In this virtual roundtable of six podcasts hosted by Professor Sarwar Kashmeri, the Foreign Policy Association aims to shed some light and serve as a catalyst for developing awareness, understanding and informed opinions on the key issues that face American policymakers as they seek to peer over the horizon to manage the U.S.-China relations.
In the fifth installment of the virtual roundtable, Stephen Roach—former Chairman of Morgan Stanley Asia and the firm’s chief economist, and senior fellow at Yale University’s Jackson Institute of Global Affairs—discusses the commercial and financial relations between the two biggest economies in the world.
When asked about the strategic significance of the shift in wealth from the West towards Asia—with China’s GDP overtaking that of the U.S. according to the IMF—Roach replied: “On a per capita basis there is still an enormous disparity, with China still qualifying as a high income developing economy.”
Roach counterbalanced this view, noting that: “Strategically, scale is important—China, because of its aggregate GDP, dominates many flows in finance, in trade, in the commodity markets, oil, natural gas, automobile demand. The strategic significance of China’s scale certainly cannot be minimized in Asia and in the broader global economy.”
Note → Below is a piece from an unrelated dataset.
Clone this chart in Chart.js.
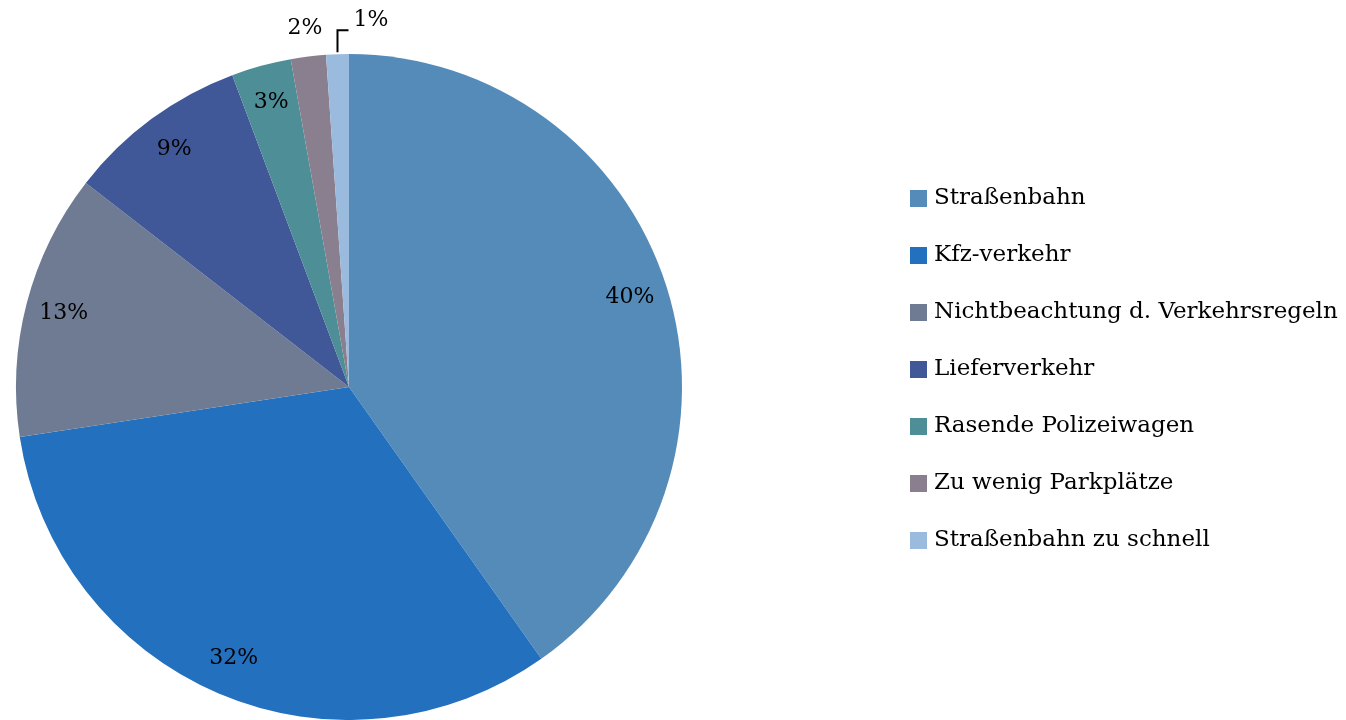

On a slowdown of China’s economic growth, Roach explained: “There has already been a disruption: the manufacturing economy is clearly going more slowly in a weak global environment. The external demand for Chinese-made products has slowed dramatically, and the lagged impact of a stronger Chinese currency over the last ten years has taken a toll on Chinese competitiveness as has mounting wage costs of workers in export-intensive industries. That shock is already there.”